The Anatomy of a Reconnect Storm
WebSocket connections are notoriously fragile in mobile and unstable network environments. A user’s phone switches cell towers, a VPN flaps, or a load balancer kills an idle connection after 60 seconds. Your client detects the drop, fires an onclose event, and immediately starts the reconnect loop.

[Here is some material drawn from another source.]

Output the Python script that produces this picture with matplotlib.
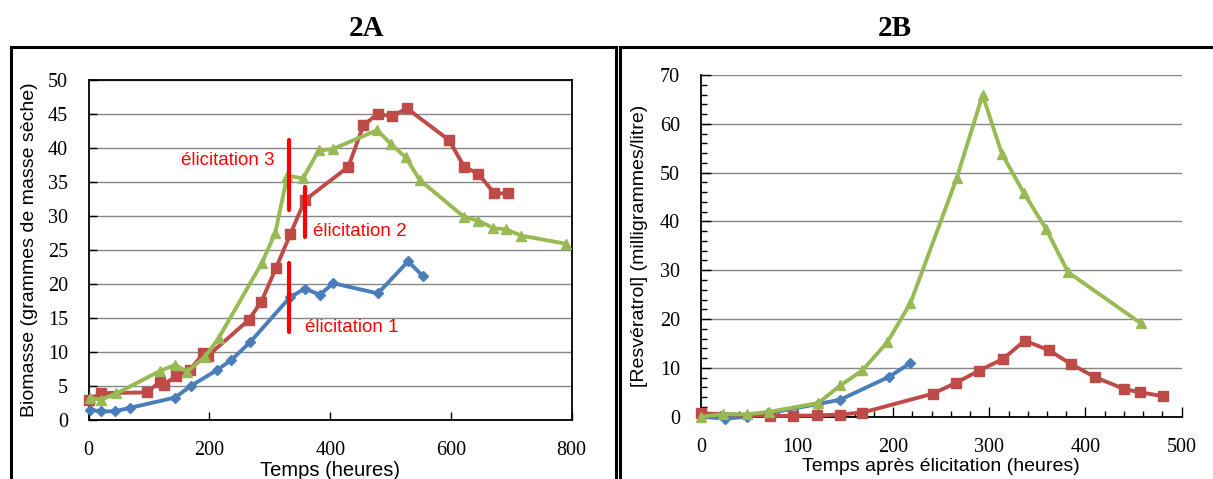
import matplotlib
matplotlib.use("Agg")
import matplotlib.pyplot as plt
from matplotlib import font_manager
from matplotlib.lines import Line2D
from matplotlib.ticker import MultipleLocator

# ---------------- data ----------------
# 2A : biomass (g dry mass) vs time (h)
a_blue_t = [2, 21, 44, 69, 143, 169, 212, 236, 267, 333, 358, 383, 405, 479, 529, 553]
a_blue_v = [1.5, 1.25, 1.3, 1.8, 3.3, 5.0, 7.3, 8.8, 11.4, 18.0, 19.3, 18.4, 20.1, 18.6, 23.3, 21.2]

a_red_t = [0, 21, 96, 118, 124, 144, 168, 190, 197, 265, 286, 310, 334, 358, 430, 455, 479, 502, 527, 597, 622, 645, 672, 694]
a_red_v = [3.0, 3.95, 4.05, 5.6, 5.2, 6.4, 7.4, 9.8, 9.4, 14.7, 17.4, 22.3, 27.3, 32.3, 37.2, 43.3, 45.0, 44.6, 45.8, 41.1, 37.2, 36.2, 33.3, 33.3]

a_green_t = [2, 21, 46, 118, 143, 163, 193, 215, 287, 309, 329, 355, 381, 404, 478, 500, 525, 548, 622, 645, 670, 692, 716, 790]
a_green_v = [3.2, 3.0, 3.9, 7.2, 8.1, 7.1, 9.3, 12.0, 23.1, 27.5, 35.9, 35.5, 39.6, 39.8, 42.6, 40.6, 38.6, 35.3, 29.8, 29.3, 28.2, 28.0, 27.1, 25.9]

elic_t = [332, 358, 332]
elic_lo = [30.9, 26.9, 13.0]
elic_hi = [41.2, 34.3, 23.0]
elic_labels = ["élicitation 3", "élicitation 2", "élicitation 1"]

# 2B : resveratrol (mg/L) vs time after elicitation (h)
b_blue_t = [0, 25, 48, 70, 122, 145, 196, 218]
b_blue_v = [0.0, -0.4, 0.0, 0.7, 2.6, 3.5, 8.2, 11.0]

b_red_t = [0, 72, 96, 121, 145, 168, 241, 265, 289, 314, 337, 362, 385, 410, 440, 457, 481]
b_red_v = [0.7, 0.15, 0.2, 0.25, 0.45, 0.85, 4.7, 6.9, 9.4, 11.8, 15.6, 13.6, 10.8, 8.1, 5.7, 5.0, 4.2]

b_green_t = [0, 23, 48, 71, 122, 145, 168, 194, 218, 266, 293, 313, 336, 359, 382, 458]
b_green_v = [0.0, 0.5, 0.5, 1.0, 2.8, 6.4, 9.5, 15.3, 23.3, 48.8, 65.9, 53.9, 45.8, 38.5, 29.6, 19.1]

# ---------------- style ----------------
BLUE = "#4A7EBB"
RED = "#BE4B48"
GREEN = "#98B954"
GRID = "#868686"

avail = {f.name for f in font_manager.fontManager.ttflist}
SANS = "Liberation Sans Narrow" if "Liberation Sans Narrow" in avail else "Liberation Sans"
SERIF = "Liberation Serif"
LAB = 14

W, H = 1213, 479
fig = plt.figure(figsize=(W / 100, H / 100), dpi=100)


def px_rect(x0, y0, x1, y1):
    return [x0 / W, 1 - y1 / H, (x1 - x0) / W, (y1 - y0) / H]


def style_axes(ax):
    ax.set_axisbelow(True)
    ax.grid(axis="y", color=GRID, lw=1.0)
    for lab in ax.get_xticklabels() + ax.get_yticklabels():
        lab.set_fontfamily(SERIF)
        lab.set_fontsize(14.5)


def series(ax, t, v, color, marker, ms):
    ax.plot(t, v, color=color, lw=2.8, marker=marker, ms=ms, mfc=color, mec=color,
            clip_on=False, zorder=3, solid_joinstyle="round")


# ---------------- 2A ----------------
ax1 = fig.add_axes(px_rect(88.7, 79.7, 571.7, 420))
series(ax1, a_blue_t, a_blue_v, BLUE, "D", 5)
series(ax1, a_red_t, a_red_v, RED, "s", 7)
series(ax1, a_green_t, a_green_v, GREEN, "^", 7)
ax1.set_xlim(0, 800)
ax1.set_ylim(0, 50)
ax1.xaxis.set_major_locator(MultipleLocator(200))
ax1.yaxis.set_major_locator(MultipleLocator(5))
ax1.tick_params(direction="in", length=6, width=1, pad=15)
for s in ax1.spines.values():
    s.set_linewidth(1.3)
style_axes(ax1)
ax1.set_ylabel("Biomasse (grammes de masse sèche)", family=SANS, fontsize=LAB, labelpad=7)
ax1.set_xlabel("Temps (heures)", family=SANS, fontsize=LAB + 0.5, labelpad=1)

for t, lo, hi in zip(elic_t, elic_lo, elic_hi):
    ax1.plot([t, t], [lo, hi], color="#FF0000", lw=3, solid_capstyle="round", zorder=4)
ax1.text(308, 38.1, elic_labels[0], color="#FF0000", family=SANS, fontsize=13.5,
         ha="right", va="center", zorder=5)
ax1.text(372, 27.7, elic_labels[1], color="#FF0000", family=SANS, fontsize=13.5,
         ha="left", va="center", zorder=5)
ax1.text(358, 13.6, elic_labels[2], color="#FF0000", family=SANS, fontsize=13.5,
         ha="left", va="center", zorder=5)

# ---------------- 2B ----------------
ax2 = fig.add_axes(px_rect(701, 75, 1181.5, 416.7))
series(ax2, b_blue_t, b_blue_v, BLUE, "D", 5)
series(ax2, b_red_t, b_red_v, RED, "s", 7)
series(ax2, b_green_t, b_green_v, GREEN, "^", 7)
ax2.set_xlim(0, 500)
ax2.set_ylim(0, 70)
ax2.xaxis.set_major_locator(MultipleLocator(100))
ax2.xaxis.set_minor_locator(MultipleLocator(20))
ax2.yaxis.set_major_locator(MultipleLocator(10))
ax2.yaxis.set_minor_locator(MultipleLocator(2))
ax2.tick_params(which="major", direction="in", length=7, width=1, pad=15)
ax2.tick_params(which="minor", direction="in", length=4, width=1)
ax2.spines["top"].set_visible(False)
ax2.spines["right"].set_visible(False)
for s in ("left", "bottom"):
    ax2.spines[s].set_linewidth(1.3)
style_axes(ax2)
ax2.set_ylabel("[Resvératrol] (milligrammes/litre)", family=SANS, fontsize=LAB, labelpad=9)
ax2.set_xlabel("Temps après élicitation (heures)", family=SANS, fontsize=LAB, labelpad=1)

# ---------------- titles & frames ----------------
fig.text(367 / W, 1 - 28 / H, "2A", family=SERIF, weight="bold", fontsize=21, ha="center", va="center")
fig.text(895 / W, 1 - 28 / H, "2B", family=SERIF, weight="bold", fontsize=21, ha="center", va="center")


def fline(x0, y0, x1, y1, lw=2.2):
    fig.add_artist(Line2D([x0 / W, x1 / W], [1 - y0 / H, 1 - y1 / H], color="black", lw=lw,
                          transform=fig.transFigure, solid_capstyle="projecting"))


# left panel frame
fline(10.8, 47, 615.5, 47)
fline(10.8, 47, 10.8, 490)
fline(615.5, 47, 615.5, 490)
# right panel frame
fline(619.5, 47, 1213, 47)
fline(619.5, 47, 619.5, 490)

fig.savefig("out.png", dpi=100)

The problem isn’t the reconnect itself. The problem is what happens after the new connection establishes. Most real-time applications, especially those in collaborative editing, live dashboards, or iGaming platforms, track state on the server. They store the last known user position, the current game round, the unacknowledged chat messages, or the pending bet status. When the WebSocket reconnects, the natural impulse is to “rehydrate” the client by sending it the latest state from the database.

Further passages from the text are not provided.